--- STATED EXERCISE ---
Among the lines below, list those containing the string "document".

--- DATA FOR THIS EXERCISE ---
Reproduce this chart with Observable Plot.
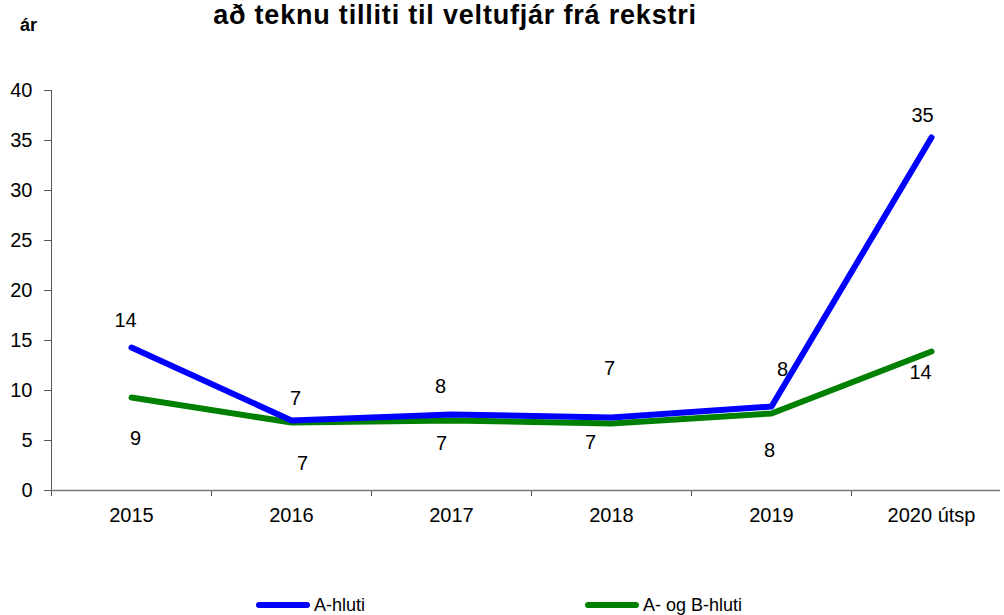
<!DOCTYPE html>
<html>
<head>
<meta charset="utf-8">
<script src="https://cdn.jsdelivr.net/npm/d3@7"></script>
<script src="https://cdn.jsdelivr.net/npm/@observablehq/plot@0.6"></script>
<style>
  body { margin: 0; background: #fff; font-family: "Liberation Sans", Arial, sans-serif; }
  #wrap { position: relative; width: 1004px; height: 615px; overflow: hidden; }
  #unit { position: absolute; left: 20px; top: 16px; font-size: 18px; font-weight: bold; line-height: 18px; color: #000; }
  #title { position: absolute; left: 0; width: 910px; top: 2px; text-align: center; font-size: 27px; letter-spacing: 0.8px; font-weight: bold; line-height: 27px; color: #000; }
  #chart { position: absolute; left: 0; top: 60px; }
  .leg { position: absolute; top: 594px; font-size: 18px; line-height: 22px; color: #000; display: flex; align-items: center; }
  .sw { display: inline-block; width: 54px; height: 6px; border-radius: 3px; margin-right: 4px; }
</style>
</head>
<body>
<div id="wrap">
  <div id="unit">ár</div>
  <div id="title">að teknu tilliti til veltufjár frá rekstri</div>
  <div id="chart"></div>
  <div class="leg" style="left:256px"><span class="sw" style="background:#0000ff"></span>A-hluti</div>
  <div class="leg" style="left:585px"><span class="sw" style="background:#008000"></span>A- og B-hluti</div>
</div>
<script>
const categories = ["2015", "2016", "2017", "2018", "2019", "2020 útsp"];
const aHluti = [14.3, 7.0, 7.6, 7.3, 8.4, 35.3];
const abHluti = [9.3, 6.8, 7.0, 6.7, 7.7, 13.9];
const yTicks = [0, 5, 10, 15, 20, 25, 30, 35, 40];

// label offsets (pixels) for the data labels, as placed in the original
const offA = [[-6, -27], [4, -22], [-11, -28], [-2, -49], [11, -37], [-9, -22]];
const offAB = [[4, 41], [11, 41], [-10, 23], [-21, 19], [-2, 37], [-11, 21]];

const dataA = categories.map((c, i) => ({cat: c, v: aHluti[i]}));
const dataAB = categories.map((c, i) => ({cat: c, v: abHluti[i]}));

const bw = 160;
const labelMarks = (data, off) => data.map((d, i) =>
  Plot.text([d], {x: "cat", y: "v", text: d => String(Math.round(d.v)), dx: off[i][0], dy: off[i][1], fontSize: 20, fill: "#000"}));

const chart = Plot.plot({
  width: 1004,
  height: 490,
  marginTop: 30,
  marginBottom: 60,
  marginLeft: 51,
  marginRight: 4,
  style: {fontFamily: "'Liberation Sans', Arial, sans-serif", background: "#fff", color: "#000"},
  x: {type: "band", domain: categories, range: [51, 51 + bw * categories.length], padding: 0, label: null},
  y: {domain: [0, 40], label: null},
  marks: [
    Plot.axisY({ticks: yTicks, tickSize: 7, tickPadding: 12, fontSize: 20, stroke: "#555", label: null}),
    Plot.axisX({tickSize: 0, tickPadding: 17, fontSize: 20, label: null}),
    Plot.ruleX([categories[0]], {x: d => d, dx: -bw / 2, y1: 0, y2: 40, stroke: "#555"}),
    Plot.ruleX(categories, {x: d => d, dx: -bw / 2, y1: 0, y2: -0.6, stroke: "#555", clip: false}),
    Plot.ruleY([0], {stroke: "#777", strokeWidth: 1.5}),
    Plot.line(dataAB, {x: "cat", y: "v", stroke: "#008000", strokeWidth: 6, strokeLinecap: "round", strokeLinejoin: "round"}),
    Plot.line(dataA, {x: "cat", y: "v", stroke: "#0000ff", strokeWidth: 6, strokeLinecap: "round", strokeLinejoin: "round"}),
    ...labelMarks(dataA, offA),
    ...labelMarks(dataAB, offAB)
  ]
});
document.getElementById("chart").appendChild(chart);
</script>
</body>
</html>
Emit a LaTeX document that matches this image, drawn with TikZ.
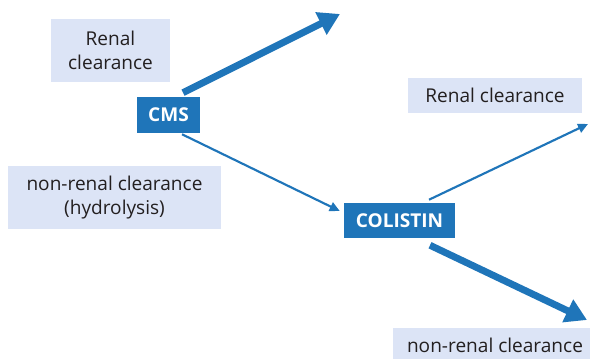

--- EXERCISE OUTPUT ---
document.getElementById("chart").appendChild(chart);
Emit a LaTeX document that matches this image, drawn with TikZ.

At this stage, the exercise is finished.